# [EXERCISE]
Transcribe every line exactly and omit anything that is a picture.

-----

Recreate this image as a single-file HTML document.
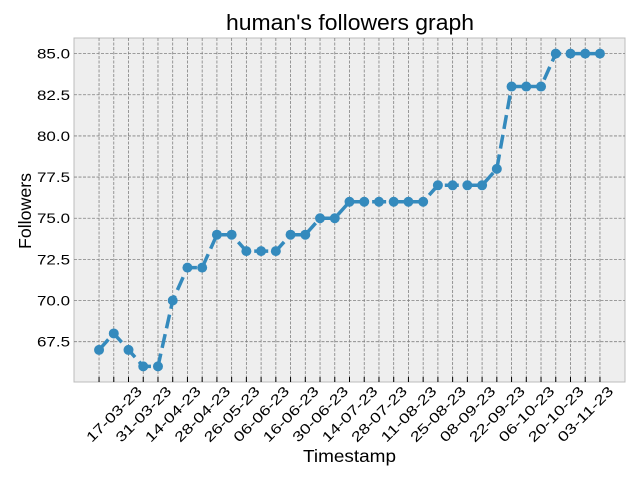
<!DOCTYPE html>
<html><head><meta charset="utf-8"><style>
body{margin:0;background:#fff;font-family:"Liberation Sans","DejaVu Sans",sans-serif}
</style></head><body>
<svg id="chart" width="640" height="480" xmlns="http://www.w3.org/2000/svg">
<rect x="0" y="0" width="640" height="480" fill="#fff"/>
<rect x="74" y="38" width="551" height="344" fill="#eeeeee" stroke="#bcbcbc" stroke-width="1"/>
<g id="grid"></g><g id="ticks"></g><g id="series"></g>
<text x="226" y="30" font-size="22" textLength="248" lengthAdjust="spacingAndGlyphs" fill="#000">human's followers graph</text>
<text x="303" y="462" font-size="17.5" textLength="93" lengthAdjust="spacingAndGlyphs" fill="#000">Timestamp</text>
<text transform="translate(31,249) rotate(-90)" font-size="17.5" textLength="76" lengthAdjust="spacingAndGlyphs" fill="#000">Followers</text>
</svg>
<script>
const values=[67,68,67,66,66,70,72,72,74,74,73,73,73,74,74,75,75,76,76,76,76,76,76,77,77,77,77,78,83,83,83,85,85,85,85];
const xLabels=["17-03-23","31-03-23","14-04-23","28-04-23","26-05-23","06-06-23","16-06-23","30-06-23","14-07-23","28-07-23","11-08-23","25-08-23","08-09-23","22-09-23","06-10-23","20-10-23","03-11-23"];
const yTicks=[67.5,70,72.5,75,77.5,80,82.5,85];
const NS="http://www.w3.org/2000/svg";
const L=74,R=625,T=38,B=382;
const n=values.length;
const x0=-0.05*(n-1),x1=(n-1)*1.05;
const mn=Math.min(...values),mx=Math.max(...values),pad=(mx-mn)*0.05;
const y0=mn-pad,y1=mx+pad;
const X=i=>L+(i-x0)/(x1-x0)*(R-L);
const Y=v=>B-(v-y0)/(y1-y0)*(B-T);
function mk(tag,attrs,parent){const e=document.createElementNS(NS,tag);for(const k in attrs)e.setAttribute(k,attrs[k]);parent.appendChild(e);return e;}
const grid=document.getElementById('grid'),ticks=document.getElementById('ticks'),series=document.getElementById('series');
for(let i=0;i<n;i++){
 const l=mk('line',{x1:X(i),x2:X(i),y1:T,y2:B,stroke:'#808080','stroke-width':0.8,'stroke-dasharray':'3,1.5'},grid);
 
 
 const t=mk('line',{x1:X(i),x2:X(i),y1:B-5,y2:B,stroke:'#000','stroke-width':1},ticks);
 
 
}
xLabels.forEach((s,k)=>{
 const i=2*k+1;
 const tx=mk('text',{transform:`translate(${X(i)},${B+32}) rotate(-45)`,'font-size':14,'text-anchor':'middle',dy:'5',textLength:'72',lengthAdjust:'spacingAndGlyphs',fill:'#000'},ticks);
 tx.textContent=s;
 
 
});
yTicks.forEach(v=>{
 const l=mk('line',{x1:L,x2:R,y1:Y(v),y2:Y(v),stroke:'#808080','stroke-width':0.8,'stroke-dasharray':'3,1.5'},grid);
 
 
 const tx=mk('text',{x:L-4,y:Y(v)+5,'font-size':14,'text-anchor':'end',textLength:'33',lengthAdjust:'spacingAndGlyphs',fill:'#000'},ticks);
 tx.textContent=v.toFixed(1);
 
 
});
const pts=values.map((v,i)=>X(i)+','+Y(v)).join(' ');
const line=mk('polyline',{points:pts,fill:'none',stroke:'#348abd','stroke-width':3.5,'stroke-dasharray':'14,6'},series);


values.forEach((v,i)=>{
 const c=mk('circle',{cx:X(i),cy:Y(v),r:5,fill:'#348abd'},series);
 
 
});
</script>
</body></html>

-----

# [FULL RESPONSE]
Recreate this image as a single-file HTML document.
<!DOCTYPE html>
<html><head><meta charset="utf-8"><style>
body{margin:0;background:#fff;font-family:"Liberation Sans","DejaVu Sans",sans-serif}
</style></head><body>
<svg id="chart" width="640" height="480" xmlns="http://www.w3.org/2000/svg">
<rect x="0" y="0" width="640" height="480" fill="#fff"/>
<rect x="74" y="38" width="551" height="344" fill="#eeeeee" stroke="#bcbcbc" stroke-width="1"/>
<g id="grid"></g><g id="ticks"></g><g id="series"></g>
<text x="226" y="30" font-size="22" textLength="248" lengthAdjust="spacingAndGlyphs" fill="#000">human's followers graph</text>
<text x="303" y="462" font-size="17.5" textLength="93" lengthAdjust="spacingAndGlyphs" fill="#000">Timestamp</text>
<text transform="translate(31,249) rotate(-90)" font-size="17.5" textLength="76" lengthAdjust="spacingAndGlyphs" fill="#000">Followers</text>
</svg>
<script>
const values=[67,68,67,66,66,70,72,72,74,74,73,73,73,74,74,75,75,76,76,76,76,76,76,77,77,77,77,78,83,83,83,85,85,85,85];
const xLabels=["17-03-23","31-03-23","14-04-23","28-04-23","26-05-23","06-06-23","16-06-23","30-06-23","14-07-23","28-07-23","11-08-23","25-08-23","08-09-23","22-09-23","06-10-23","20-10-23","03-11-23"];
const yTicks=[67.5,70,72.5,75,77.5,80,82.5,85];
const NS="http://www.w3.org/2000/svg";
const L=74,R=625,T=38,B=382;
const n=values.length;
const x0=-0.05*(n-1),x1=(n-1)*1.05;
const mn=Math.min(...values),mx=Math.max(...values),pad=(mx-mn)*0.05;
const y0=mn-pad,y1=mx+pad;
const X=i=>L+(i-x0)/(x1-x0)*(R-L);
const Y=v=>B-(v-y0)/(y1-y0)*(B-T);
function mk(tag,attrs,parent){const e=document.createElementNS(NS,tag);for(const k in attrs)e.setAttribute(k,attrs[k]);parent.appendChild(e);return e;}
const grid=document.getElementById('grid'),ticks=document.getElementById('ticks'),series=document.getElementById('series');
for(let i=0;i<n;i++){
 const l=mk('line',{x1:X(i),x2:X(i),y1:T,y2:B,stroke:'#808080','stroke-width':0.8,'stroke-dasharray':'3,1.5'},grid);
 
 
 const t=mk('line',{x1:X(i),x2:X(i),y1:B-5,y2:B,stroke:'#000','stroke-width':1},ticks);
 
 
}
xLabels.forEach((s,k)=>{
 const i=2*k+1;
 const tx=mk('text',{transform:`translate(${X(i)},${B+32}) rotate(-45)`,'font-size':14,'text-anchor':'middle',dy:'5',textLength:'72',lengthAdjust:'spacingAndGlyphs',fill:'#000'},ticks);
 tx.textContent=s;
 
 
});
yTicks.forEach(v=>{
 const l=mk('line',{x1:L,x2:R,y1:Y(v),y2:Y(v),stroke:'#808080','stroke-width':0.8,'stroke-dasharray':'3,1.5'},grid);
 
 
 const tx=mk('text',{x:L-4,y:Y(v)+5,'font-size':14,'text-anchor':'end',textLength:'33',lengthAdjust:'spacingAndGlyphs',fill:'#000'},ticks);
 tx.textContent=v.toFixed(1);
 
 
});
const pts=values.map((v,i)=>X(i)+','+Y(v)).join(' ');
const line=mk('polyline',{points:pts,fill:'none',stroke:'#348abd','stroke-width':3.5,'stroke-dasharray':'14,6'},series);


values.forEach((v,i)=>{
 const c=mk('circle',{cx:X(i),cy:Y(v),r:5,fill:'#348abd'},series);
 
 
});
</script>
</body></html>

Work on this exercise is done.